Not a Monolith: The Specific Peoples the Slave Trade Took
The word "African" — like the word "Black" — is not how the people it describes primarily understood themselves. Before the slave trade, before colonialism, before the imposition of racial categories, the people of the African continent understood themselves primarily through specific ethnic, linguistic, and political identities: Yoruba, Igbo, Akan, Wolof, Mandé, Fon, BaKongo, Hausa, Fulani, Zulu, Xhosa, Maasai, and hundreds of others.
Africa is the most ethnically and linguistically diverse continent on Earth. It contains over 2,000 distinct ethnic groups speaking more than 1,500 languages. The peoples of the Sahel have different histories, religions, and political traditions than the peoples of the forest zones or the eastern highlands. A Yoruba person and a Wolof person in 1600 shared no more cultural identity than a Norwegian and a Greek — and they knew it.
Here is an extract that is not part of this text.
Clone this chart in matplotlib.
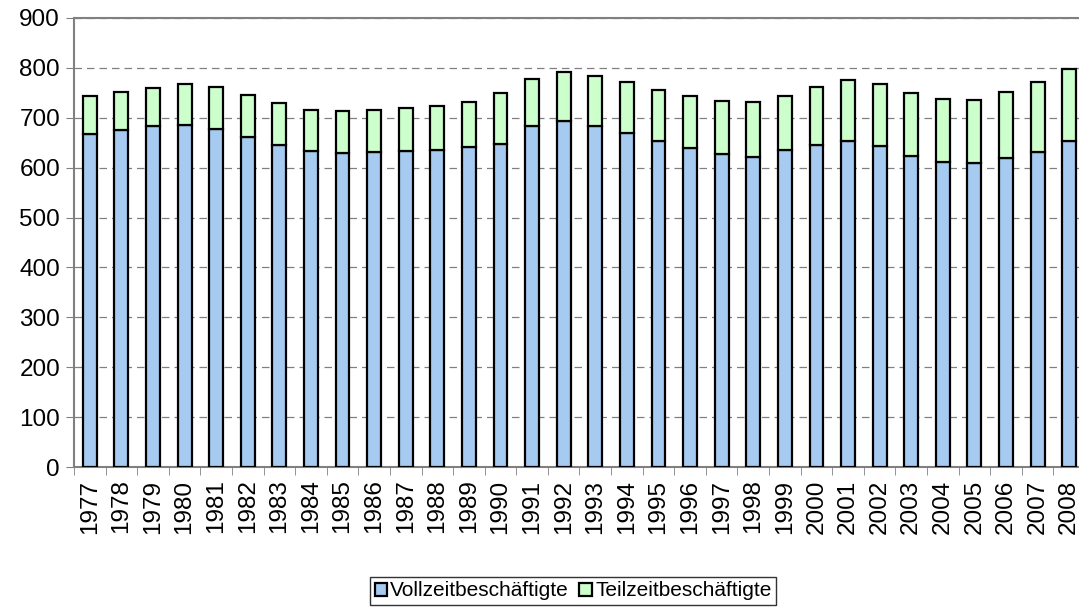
import matplotlib.pyplot as plt
import numpy as np
from matplotlib.ticker import FixedLocator

years = [str(y) for y in range(1977, 2009)]
vollzeit = [668, 675, 683, 686, 678, 661, 646, 633, 630, 631, 633, 636, 641, 647, 683, 693,
            683, 670, 654, 639, 627, 622, 635, 646, 653, 644, 623, 612, 610, 619, 632, 653]
gesamt = [743, 752, 760, 767, 761, 745, 729, 716, 714, 716, 719, 723, 731, 749, 778, 791,
          783, 771, 755, 743, 733, 732, 744, 762, 775, 768, 749, 738, 736, 751, 771, 797]
teilzeit = [g - v for g, v in zip(gesamt, vollzeit)]

plt.rcParams['font.family'] = ['Liberation Sans', 'DejaVu Sans']

fig = plt.figure(figsize=(10.79, 6.09), dpi=100)
ax = fig.add_axes([74 / 1079, (609 - 467) / 609, (1085 - 74) / 1079, (467 - 18) / 609])

x = np.arange(len(years))
ax.bar(x, vollzeit, width=0.44, color='#a6caf0', edgecolor='black', linewidth=1.6,
       label='Vollzeitbeschäftigte', zorder=3)
ax.bar(x, teilzeit, bottom=vollzeit, width=0.44, color='#ccffcc', edgecolor='black',
       linewidth=1.6, label='Teilzeitbeschäftigte', zorder=3)

ax.set_xlim(-0.5, len(years) - 0.5)
ax.set_ylim(0, 900)
ax.set_yticks(range(0, 901, 100))
ax.tick_params(axis='y', labelsize=17.5, length=6, color='#808080', direction='out', pad=4)
ax.set_xticks(x)
ax.set_xticklabels(years, rotation=90, fontsize=17.5)
ax.tick_params(axis='x', which='major', length=0, pad=9)
ax.xaxis.set_minor_locator(FixedLocator(np.arange(-0.5, len(years), 1.0)))
ax.tick_params(axis='x', which='minor', length=6, color='#808080')

ax.grid(True, axis='y', color='#808080', linestyle=(0, (6, 4)), linewidth=0.9, zorder=0)
for side in ['left', 'bottom', 'top']:
    ax.spines[side].set_color('#808080')
    ax.spines[side].set_linewidth(1.5)
ax.spines['right'].set_visible(False)

fig.legend(loc='center', bbox_to_anchor=(573 / 1079, 1 - 591 / 609), ncol=2, fontsize=15,
           frameon=True, fancybox=False, edgecolor='black', handlelength=0.6, handleheight=0.6,
           handletextpad=0.15, columnspacing=0.5, borderpad=0.2, borderaxespad=0)

fig.savefig('out.png', dpi=100)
The slave trade deliberately erased this specificity. On the ships and in the markets of the Americas, these distinct people were reduced to one category: "Negro," "African," "slave." Their names were taken. Their languages were prohibited. Their religions were suppressed. The destruction of specific identity was not a side effect of the slave trade — it was one of its functions. A person who does not know where they come from is harder to organize around their origin.
The prohibition on African languages, the replacement of African names with European ones, the suppression of African religion — these were not incidental to slavery. They were its ideological infrastructure. A person without a remembered origin can be told their origin is servitude. Erasing the specific peoples was the first step in constructing "Black" as a racial category defined by subordination.